Tuesday, December 29, 2009

Why can't we all just get along?

Living in a city exposes you to all kinds of crazy scenes and situations that can entertain, shock, or pain you, depending on your point of view.

In the past two weeks I’ve witnessed three fights at a club (all in one night), a woman having a seizure on the sidewalk, a man yelling at and attacking a metal sign outside a cafe, and an unfortunate, movie-like altercation at the post office yesterday. A woman was trying to mail a package, but the clerk said the ZIP code on the package was invalid. The woman insisted it was correct, and became increasingly agitated when the man refused to accept the parcel.

Her protests grew more shrill, as she first contended that a man would get better treatment, and then, being ignored by the clerk, wailed “What is wrong with you people!”

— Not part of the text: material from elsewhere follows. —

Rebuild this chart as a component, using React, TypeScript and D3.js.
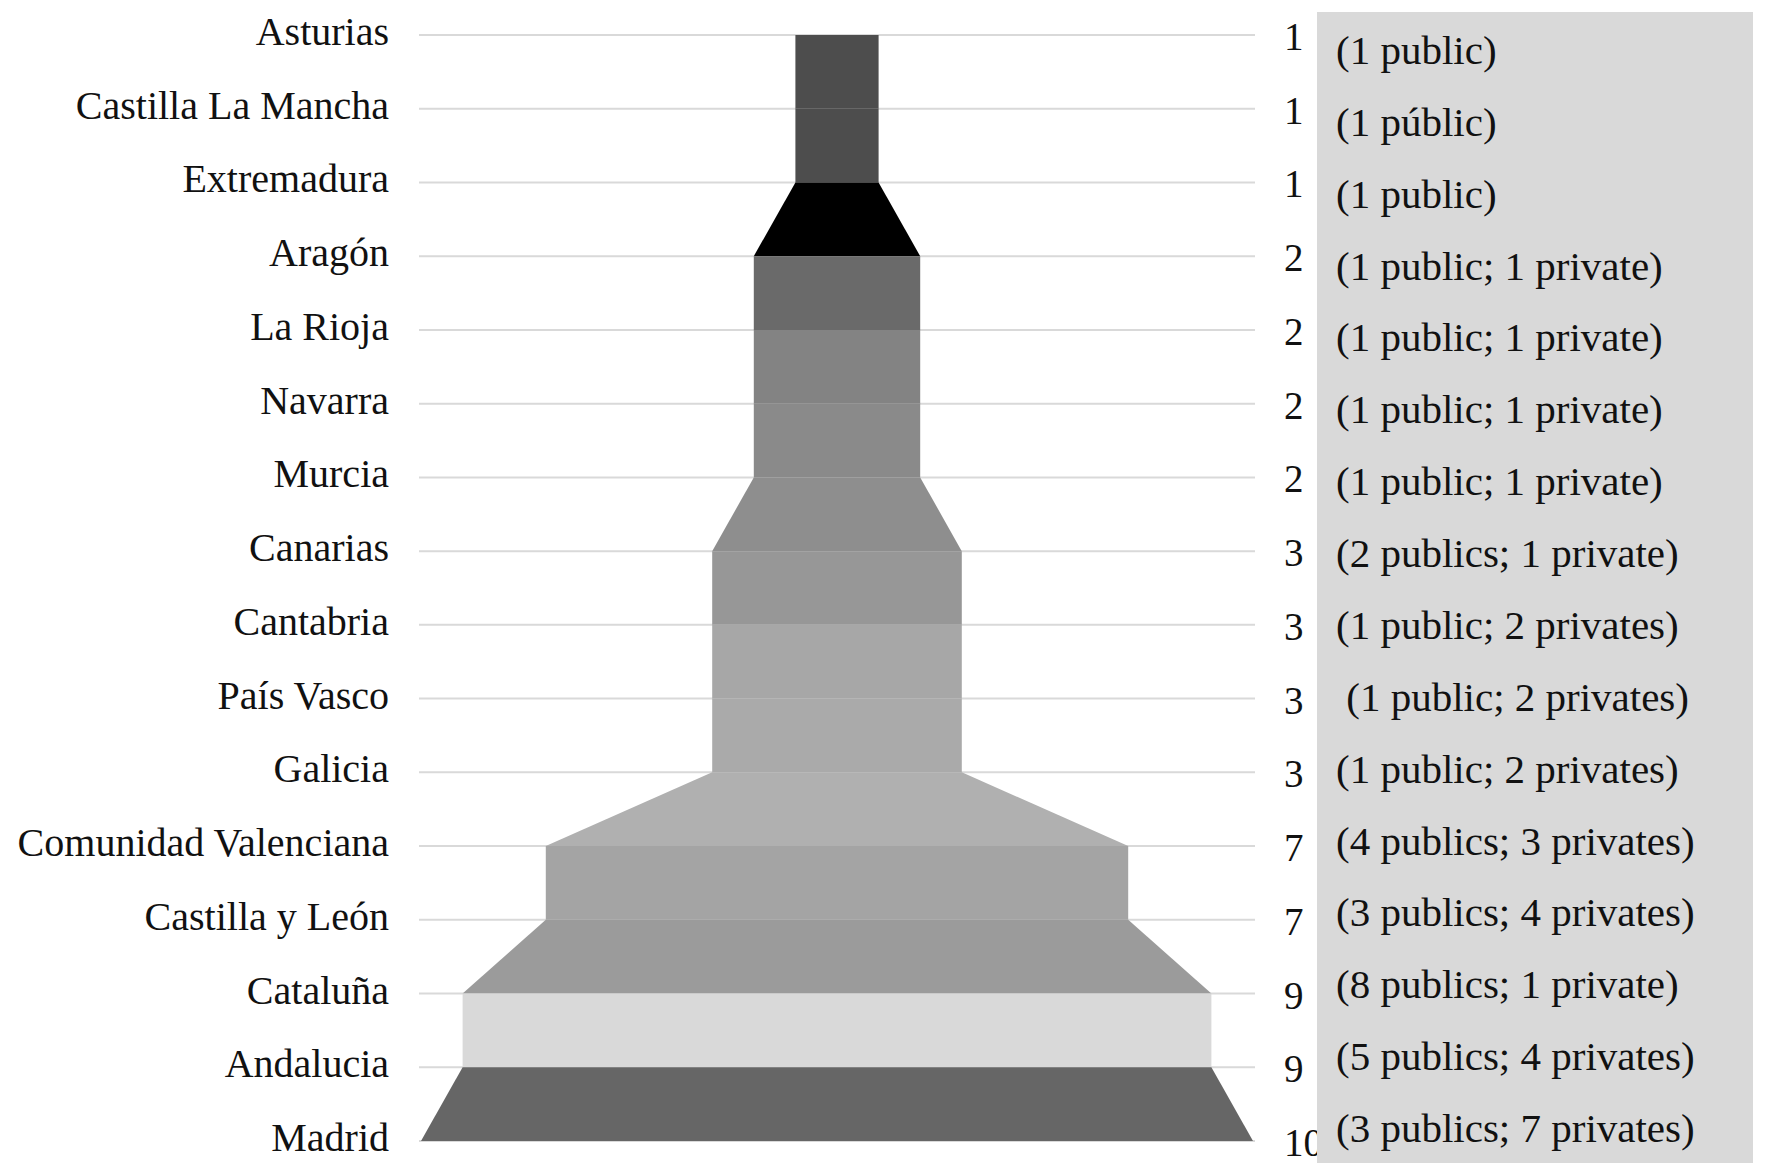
import * as d3 from 'd3'

const regions = [
  'Asturias', 'Castilla La Mancha', 'Extremadura', 'Aragón', 'La Rioja', 'Navarra', 'Murcia',
  'Canarias', 'Cantabria', 'País Vasco', 'Galicia', 'Comunidad Valenciana', 'Castilla y León',
  'Cataluña', 'Andalucia', 'Madrid',
]
const totals = [1, 1, 1, 2, 2, 2, 2, 3, 3, 3, 3, 7, 7, 9, 9, 10]
const breakdown = [
  '(1 public)', '(1 públic)', '(1 public)', '(1 public; 1 private)',
  '(1 public; 1 private)', '(1 public; 1 private)', '(1 public; 1 private)', '(2 publics; 1 private)',
  '(1 public; 2 privates)', ' (1 public; 2 privates)', '(1 public; 2 privates)',
  '(4 publics; 3 privates)', '(3 publics; 4 privates)', '(8 publics; 1 private)',
  '(5 publics; 4 privates)', '(3 publics; 7 privates)',
]
// one fill per band between two neighbouring regions
const bandColors = [
  '#4d4d4d', '#4d4d4d', '#000000', '#6a6a6a', '#838383', '#8a8a8a', '#8e8e8e',
  '#979797', '#a7a7a7', '#aaaaaa', '#b0b0b0', '#a4a4a4', '#9b9b9b', '#d9d9d9', '#666666',
]

const W = 1772
const H = 1175
const font = '"Liberation Serif", "Times New Roman", serif'

export default function App() {
  const y = d3.scalePoint<string>().domain(regions).range([35, 1141])
  const x = d3.scaleLinear().domain([-5, 5]).range([421, 1253])
  const noteY = d3.scalePoint<string>().domain(d3.range(regions.length).map(String)).range([64, 1142])

  const bands = d3.range(regions.length - 1).map((i) => {
    const y0 = y(regions[i])!
    const y1 = y(regions[i + 1])!
    const a = totals[i] / 2
    const b = totals[i + 1] / 2
    const p = d3.path()
    p.moveTo(x(-a), y0)
    p.lineTo(x(a), y0)
    p.lineTo(x(b), y1)
    p.lineTo(x(-b), y1)
    p.closePath()
    return {d: p.toString(), fill: bandColors[i]}
  })

  return (
    <svg width={W} height={H} style={{position: 'absolute', left: 0, top: 0, background: '#fff'}}>
      {/* grid lines */}
      {regions.map((r) => (
        <line key={'g' + r} x1={x(-5) - 2} x2={x(5) + 2} y1={y(r)} y2={y(r)} stroke="#d9d9d9" strokeWidth={2} />
      ))}

      {/* funnel bands */}
      {bands.map((b, i) => (
        <path key={'b' + i} d={b.d} fill={b.fill} />
      ))}

      {/* region labels */}
      {regions.map((r) => (
        <text key={'l' + r} x={389} y={y(r)! + 10} textAnchor="end" fontFamily={font} fontSize={40} fill="#111">
          {r}
        </text>
      ))}

      {/* totals */}
      {regions.map((r, i) => (
        <text key={'t' + r} x={1284} y={y(r)! + 15} fontFamily={font} fontSize={39} fill="#111">
          {totals[i]}
        </text>
      ))}

      {/* breakdown box */}
      <rect x={1317} y={12} width={436} height={1151} fill="#d9d9d9" />
      {breakdown.map((t, i) => (
        <text key={'n' + i} x={1336} y={noteY(String(i))} fontFamily={font} fontSize={41} fill="#111" style={{whiteSpace: 'pre'}}>
          {t}
        </text>
      ))}
    </svg>
  )
}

Yes, the clerk, and his coworker, were black.

Several people in the long line ooohed, and I knew what was coming next.

“What do you mean, you people?” the second clerk asked. But the delay of his response, as well as his tone, made this reaction sound almost perfunctory, as if he was just saying it because people (those in line, society, et al) expected it.

Fortunately it did not escalate from there, as a supervisor came out to help the woman. Still, I couldn’t help but shake my head. That line has become such a cliche, beaten into our heads in movies like Tropic Thunder, that people drag race into disputes in which it really plays no role.

This woman, living in the most liberal city in America, likely an Obama voter and one-time hippie, almost certainly was not making a statement about black people with her comment. Yet the man felt obliged to make that boilerplate retort, as if the two were playing out a scene in front of the line.

At this point it’s probably impossible to separate the “you people” expression from its racial connotations, but it’s a shame the two ever became so intertwined in the first place. Although racism is surely still a problem--especially the subtle, suspicious-of-Others kind--comments like these should not be taken as racist.

Given what came before the phrase in question, it is more likely she felt mistreated as a woman, not a white person. And given the long history of difficulties with gender relations, that is an issue that will be much harder to solve.